* **What needs to be done**: Skip the pictures. Set down, word for word, the lines from the start of the material up to and including the line with "const inner = (arr, lo, hi)".

* **Stored data**:
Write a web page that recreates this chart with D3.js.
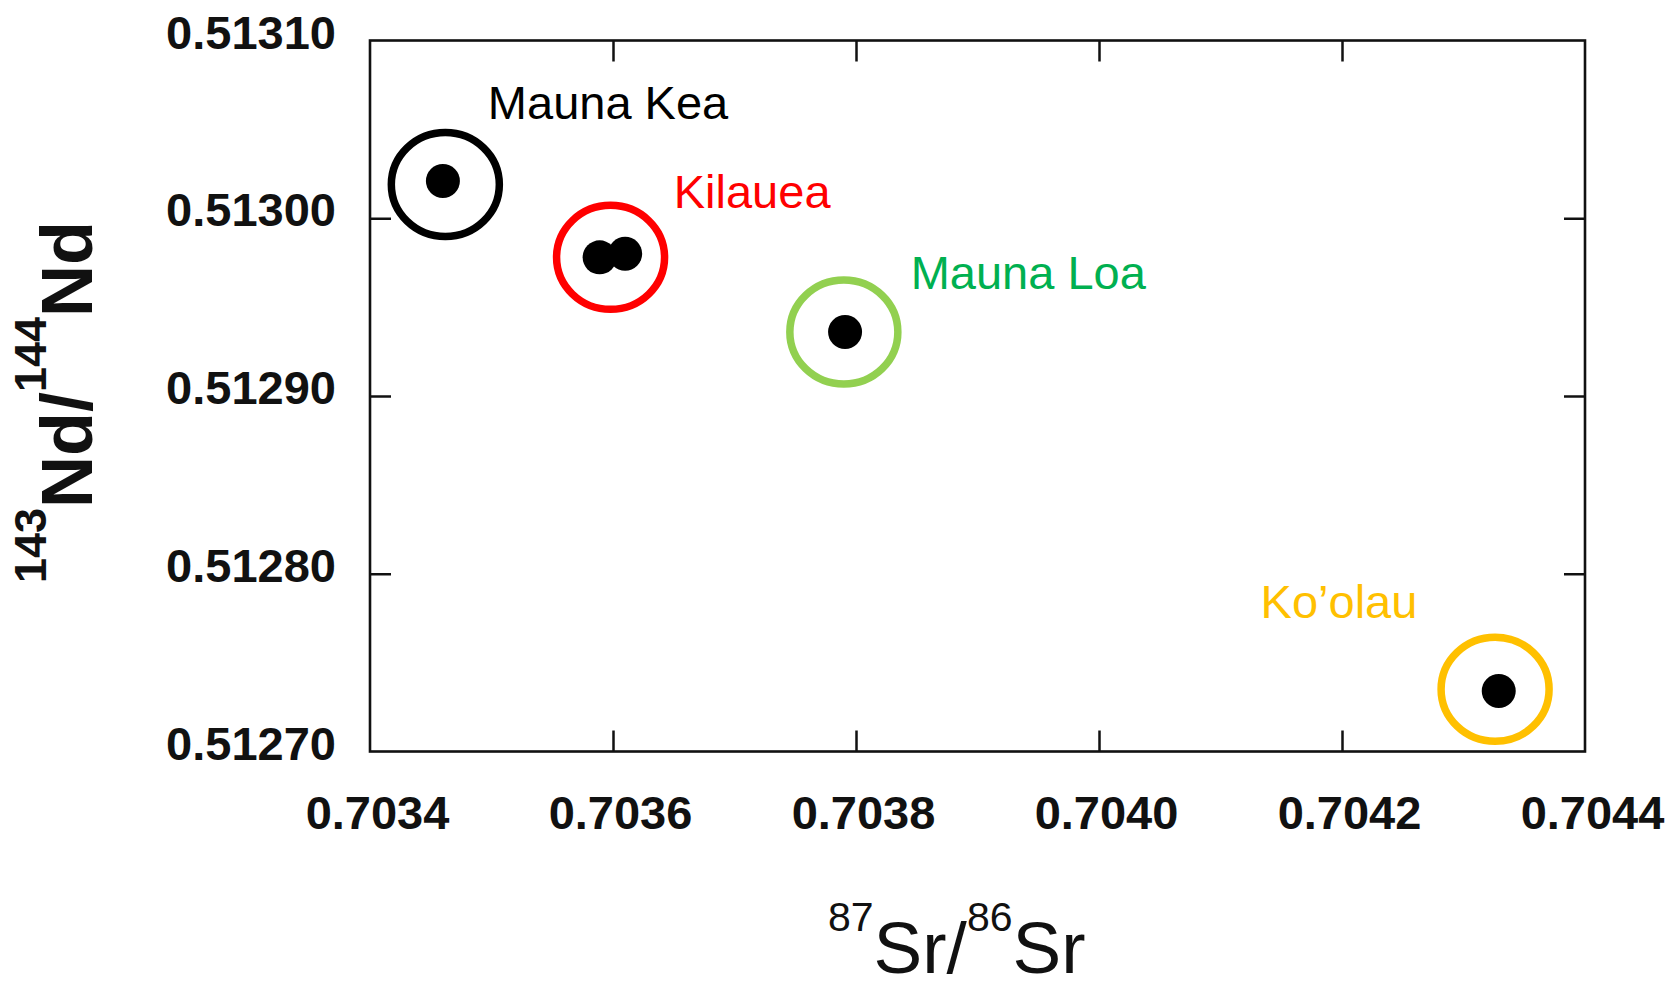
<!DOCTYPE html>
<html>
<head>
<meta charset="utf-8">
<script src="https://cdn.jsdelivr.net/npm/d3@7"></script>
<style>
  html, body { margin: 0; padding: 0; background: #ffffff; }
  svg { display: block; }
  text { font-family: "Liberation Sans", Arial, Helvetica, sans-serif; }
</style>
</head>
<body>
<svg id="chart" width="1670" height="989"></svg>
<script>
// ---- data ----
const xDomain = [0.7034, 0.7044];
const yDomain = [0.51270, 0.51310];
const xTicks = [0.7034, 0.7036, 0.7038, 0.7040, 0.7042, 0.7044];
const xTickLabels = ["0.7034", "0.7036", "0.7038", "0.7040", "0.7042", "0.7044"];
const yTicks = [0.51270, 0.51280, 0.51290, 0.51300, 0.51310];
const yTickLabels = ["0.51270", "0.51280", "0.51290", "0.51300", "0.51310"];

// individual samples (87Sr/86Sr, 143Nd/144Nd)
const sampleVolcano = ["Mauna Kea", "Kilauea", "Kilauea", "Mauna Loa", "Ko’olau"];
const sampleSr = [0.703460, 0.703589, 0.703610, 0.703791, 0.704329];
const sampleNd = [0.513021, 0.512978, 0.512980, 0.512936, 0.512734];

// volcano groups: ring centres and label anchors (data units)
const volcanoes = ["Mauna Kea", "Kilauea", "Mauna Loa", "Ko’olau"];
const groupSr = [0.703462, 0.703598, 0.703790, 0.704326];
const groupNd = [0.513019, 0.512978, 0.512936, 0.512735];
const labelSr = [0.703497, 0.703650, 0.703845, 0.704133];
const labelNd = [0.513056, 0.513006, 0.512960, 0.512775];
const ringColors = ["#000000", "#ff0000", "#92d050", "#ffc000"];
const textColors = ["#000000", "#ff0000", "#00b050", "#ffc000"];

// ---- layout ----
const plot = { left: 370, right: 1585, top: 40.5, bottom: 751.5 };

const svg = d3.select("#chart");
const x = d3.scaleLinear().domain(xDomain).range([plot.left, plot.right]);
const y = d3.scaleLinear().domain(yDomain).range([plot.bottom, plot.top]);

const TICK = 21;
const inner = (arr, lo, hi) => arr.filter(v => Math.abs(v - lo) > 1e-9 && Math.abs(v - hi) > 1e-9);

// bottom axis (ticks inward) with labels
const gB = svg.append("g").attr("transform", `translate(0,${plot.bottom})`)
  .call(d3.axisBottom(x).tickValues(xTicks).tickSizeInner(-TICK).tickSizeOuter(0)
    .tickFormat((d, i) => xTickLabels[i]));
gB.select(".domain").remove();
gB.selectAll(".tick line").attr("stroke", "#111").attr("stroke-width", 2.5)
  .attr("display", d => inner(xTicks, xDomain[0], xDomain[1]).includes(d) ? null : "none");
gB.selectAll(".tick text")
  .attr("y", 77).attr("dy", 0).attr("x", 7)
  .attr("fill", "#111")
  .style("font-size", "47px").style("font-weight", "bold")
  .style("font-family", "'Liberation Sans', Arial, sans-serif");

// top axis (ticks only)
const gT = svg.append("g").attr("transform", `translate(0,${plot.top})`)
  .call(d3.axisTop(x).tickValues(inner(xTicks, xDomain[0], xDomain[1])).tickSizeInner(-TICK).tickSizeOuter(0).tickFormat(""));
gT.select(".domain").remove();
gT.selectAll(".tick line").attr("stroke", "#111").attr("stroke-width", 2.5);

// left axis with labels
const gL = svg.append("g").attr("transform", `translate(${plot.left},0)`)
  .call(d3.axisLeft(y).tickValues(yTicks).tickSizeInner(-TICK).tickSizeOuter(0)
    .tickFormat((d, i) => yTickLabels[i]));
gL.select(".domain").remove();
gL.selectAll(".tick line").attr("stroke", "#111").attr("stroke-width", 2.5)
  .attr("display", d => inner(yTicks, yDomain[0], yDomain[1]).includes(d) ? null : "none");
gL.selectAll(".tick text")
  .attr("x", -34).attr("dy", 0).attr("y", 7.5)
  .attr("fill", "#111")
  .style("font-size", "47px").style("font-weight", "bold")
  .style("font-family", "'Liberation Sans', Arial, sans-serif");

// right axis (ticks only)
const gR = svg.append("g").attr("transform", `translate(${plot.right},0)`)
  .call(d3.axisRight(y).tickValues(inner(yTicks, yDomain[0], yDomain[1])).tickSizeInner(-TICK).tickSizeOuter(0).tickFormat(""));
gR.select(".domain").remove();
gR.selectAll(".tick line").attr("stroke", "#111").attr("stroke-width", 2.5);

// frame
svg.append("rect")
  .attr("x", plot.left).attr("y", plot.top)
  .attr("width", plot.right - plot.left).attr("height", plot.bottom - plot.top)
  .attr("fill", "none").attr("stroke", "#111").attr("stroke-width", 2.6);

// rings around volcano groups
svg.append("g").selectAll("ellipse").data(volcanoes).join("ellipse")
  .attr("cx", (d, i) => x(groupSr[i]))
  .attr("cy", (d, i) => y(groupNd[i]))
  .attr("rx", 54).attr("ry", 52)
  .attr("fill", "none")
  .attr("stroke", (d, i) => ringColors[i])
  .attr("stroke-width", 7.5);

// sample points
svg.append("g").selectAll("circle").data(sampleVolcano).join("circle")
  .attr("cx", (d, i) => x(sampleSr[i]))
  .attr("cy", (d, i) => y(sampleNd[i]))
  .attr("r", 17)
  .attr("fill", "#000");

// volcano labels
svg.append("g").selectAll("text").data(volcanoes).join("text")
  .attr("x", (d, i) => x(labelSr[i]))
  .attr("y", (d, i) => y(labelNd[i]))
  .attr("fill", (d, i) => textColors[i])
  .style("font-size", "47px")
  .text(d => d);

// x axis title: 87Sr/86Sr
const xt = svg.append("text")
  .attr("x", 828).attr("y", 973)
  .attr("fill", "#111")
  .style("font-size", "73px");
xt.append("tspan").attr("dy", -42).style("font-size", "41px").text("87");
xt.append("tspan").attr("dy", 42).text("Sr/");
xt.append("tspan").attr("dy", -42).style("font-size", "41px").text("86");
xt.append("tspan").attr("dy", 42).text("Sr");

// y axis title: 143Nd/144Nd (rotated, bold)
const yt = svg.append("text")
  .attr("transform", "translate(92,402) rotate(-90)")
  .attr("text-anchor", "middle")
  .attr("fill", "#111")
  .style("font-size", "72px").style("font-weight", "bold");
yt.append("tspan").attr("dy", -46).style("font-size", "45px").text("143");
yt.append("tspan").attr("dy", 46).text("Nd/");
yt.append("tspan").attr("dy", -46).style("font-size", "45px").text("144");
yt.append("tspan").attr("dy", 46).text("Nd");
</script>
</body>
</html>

* **Final result**:
Write a web page that recreates this chart with D3.js.
<!DOCTYPE html>
<html>
<head>
<meta charset="utf-8">
<script src="https://cdn.jsdelivr.net/npm/d3@7"></script>
<style>
  html, body { margin: 0; padding: 0; background: #ffffff; }
  svg { display: block; }
  text { font-family: "Liberation Sans", Arial, Helvetica, sans-serif; }
</style>
</head>
<body>
<svg id="chart" width="1670" height="989"></svg>
<script>
// ---- data ----
const xDomain = [0.7034, 0.7044];
const yDomain = [0.51270, 0.51310];
const xTicks = [0.7034, 0.7036, 0.7038, 0.7040, 0.7042, 0.7044];
const xTickLabels = ["0.7034", "0.7036", "0.7038", "0.7040", "0.7042", "0.7044"];
const yTicks = [0.51270, 0.51280, 0.51290, 0.51300, 0.51310];
const yTickLabels = ["0.51270", "0.51280", "0.51290", "0.51300", "0.51310"];

// individual samples (87Sr/86Sr, 143Nd/144Nd)
const sampleVolcano = ["Mauna Kea", "Kilauea", "Kilauea", "Mauna Loa", "Ko’olau"];
const sampleSr = [0.703460, 0.703589, 0.703610, 0.703791, 0.704329];
const sampleNd = [0.513021, 0.512978, 0.512980, 0.512936, 0.512734];

// volcano groups: ring centres and label anchors (data units)
const volcanoes = ["Mauna Kea", "Kilauea", "Mauna Loa", "Ko’olau"];
const groupSr = [0.703462, 0.703598, 0.703790, 0.704326];
const groupNd = [0.513019, 0.512978, 0.512936, 0.512735];
const labelSr = [0.703497, 0.703650, 0.703845, 0.704133];
const labelNd = [0.513056, 0.513006, 0.512960, 0.512775];
const ringColors = ["#000000", "#ff0000", "#92d050", "#ffc000"];
const textColors = ["#000000", "#ff0000", "#00b050", "#ffc000"];

// ---- layout ----
const plot = { left: 370, right: 1585, top: 40.5, bottom: 751.5 };

const svg = d3.select("#chart");
const x = d3.scaleLinear().domain(xDomain).range([plot.left, plot.right]);
const y = d3.scaleLinear().domain(yDomain).range([plot.bottom, plot.top]);

const TICK = 21;
const inner = (arr, lo, hi) => arr.filter(v => Math.abs(v - lo) > 1e-9 && Math.abs(v - hi) > 1e-9);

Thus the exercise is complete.